I'm attempting to use the bs4 (Beautiful Soup 4) and requests libraries in python to scrape key data from websites for a work based project that I've been assigned. Although I've mainly got my web scraping program to work, I'm running into issues on certain websites such as Google.
The problem is the HTML that is being scraped by my program on certain websites is not matching the HTML as is being displayed in the developer tool Elements Panel on a lot of browsers.
Consider the following "visual testing" extract from my program:
from bs4 import BeautifulSoup
import requests
URL_source = r'https://google.com/search?q=stack overflow'
response_object = requests.get(URL_source).text
soup = BeautifulSoup(response_object, 'lxml')
soup = str(soup.prettify())
soup = soup.split('\n')
for i in range(20):
print(soup[i])
This program is supposed to scrape and print out the first 20 lines of the HTML underpinning the Google page that results from searching "stack overflow" in Google (https://google.com/search?q=stack overflow). The output that I get using the Spyder IDE is as follows:
<!DOCTYPE html>
<html dir="ltr" lang="en">
<head>
<style nonce="RJFpNnOeRBbdIaYpv jsHw">
a, a:link, a:visited, a:active, a:hover {
color: #1a73e8;
text-decoration: none;
}
body {
font-family: Roboto,RobotoDraft,Helvetica,Arial,sans-serif;
text-align: center;
-ms-text-size-adjust: 100%;
-moz-text-size-adjust: 100%;
-webkit-text-size-adjust: 100%;
}
.box {
border: 1px solid #dadce0;
box-sizing: border-box;
border-radius: 8px;
margin: 24px auto 5px auto;
However, this HTML code appears to be very different from what Chrome's (and Microsoft Edge's) developer tool Elements Panel (keyboard shortcut: F12) suggests is the underlying HTML code: Results from Chrome's developer tool Elements Panel
Why is this discrepancy arising?
Any help you can offer will be greatly appreciated. I'm sure many of you will be able to see the source of the problem straight away. I suspect that the fact that the HTML extract that I've scraped is in a (mostly) json format might hold some clues.
Thank you.
CodePudding user response:
Try using another link as google is a search engine, its source code changes each time we search a query.
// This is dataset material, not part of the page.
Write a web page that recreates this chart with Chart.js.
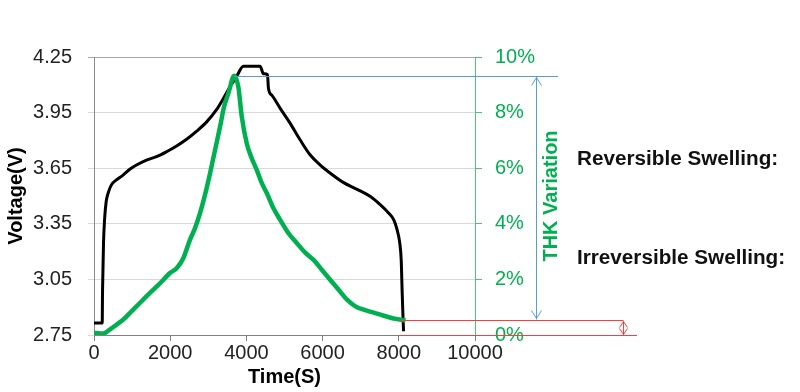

Try using simple links like https://hacknetayush.repl.co
CodePudding user response:
Note Developer Tools operate on a live browser DOM, what you’ll see when inspecting the page source is not the original HTML, but a modified one after applying some browser clean up and executing JavaScript code.
Requests is not executing JavaScript so content can deviate slightly, but you can scrape - Just take a deeper look into your soup.